Some philosophers, including the guest on this week’s program, Lanier Anderson, his teacher Alexander Nehamas, and their hero Nietzsche, are of the opinion think that we should think of our lives as works of art.  I think Ken is sympathetic to this idea, at least.  I”m a bit skeptical, but ready to learn.  

First off, it seems that lots of lives are literally works of art, or parts of works of art.  Captain Ahab’s life is part of Melville’s novel, Moby Dick, for example.  But my life isn’t a work of art in this sense, and I don’t suppose anyone thinks I should regard myself as part of a novel written by someone else.  The idea is rather that real lives, like yours and mine, can be, and maybe ought to be, regarded as works of art.

I’m afraid that if someone were to write a novel based on my life, it would be a comic novel about an absent-minded Philosophy professor. If it were artfully written, it might be a work of art, but that wouldn’t make me a work of art.

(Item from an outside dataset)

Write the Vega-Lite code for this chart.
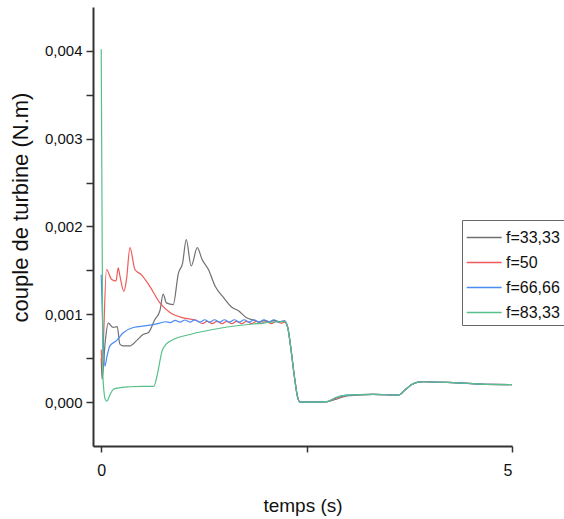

But  my life, is shaped by my decisions, and so those decision would shape a novel or biography based on it.  So I might try to live my life with the thought of making a pretend biography written about it a good read.  Like a good novelist, I may make something beautiful, or intriguing, or suspenseful, or at any rate somewhat meaningful,  out of my life. What these philosophers recommend is that I should purposely shape my life into something with coherence, beauty, meaning, style, and grace —- that’s what it is to LIVE one’s life as a work of art.

That may not be easy.  If I’m writing a novel, I can make the hero anything I want to.  Maybe a great quarterback who studies physics for fun and makes a lot of money in the stock market.  But sadly, life is not like that. I can’t just decide how my life is going to turn out.   I am constrained by my physical and mental equipment, and many other things that are out of my control.  Still, there is room left to make many important decisions about my life, so aesthetic/artistic values can at least guide those decisions.

But would that be a good idea?  It seems the aesthetic decision may not be the wise decision; it may even be immoral.  Suppose I’m at a bar and an obnoxious guy gives me a hard time, and finally hits me.  The wise thing to do is to leave.   One might imagine that given my considerable prowess as a fighter, the moral thing to do is leave without hurting another human being — to turn the other cheek.  But those decisions make for a boring life.  You’d never get a good movie out of that sort of life.  If my life is a work of art, don’t I need to do something exciting, like busting a bottle of Bourbon over his head.

Maybe not.  Great characters  in real fiction aren’t always violent thugs. Think Jane Eyre.  Don’t I at least want to live my  life so that it is aesthetically coherent? Don’t I want to live with a sense of style?  Don’t I want certain themes to emerge?  

Well, not really.  I mean I suppose if I could just push a button that would give me a little more style. I would do so, but I wouldn’t invest a lot of time searching for the button.  The whole project sounds a bit self-absorbed or even narcissistic  — like Beau Brummel, or Oscar Wilde, or Johnny Depp.  But maybe I am taking it all a bit too seriously.

Basically, it sounds like I should draft something that might be read at my funeral, and paints me as an interesting character, maybe flawed but virtuous, gruff but kind, inept but determined, and so on. Then I should try to live my life, so that in fact that would be an accurate eulogy.

Maybe I could do that without being especially narcissistic or self-absorbed?  Could be.  I’m still pretty skeptical of the whole idea.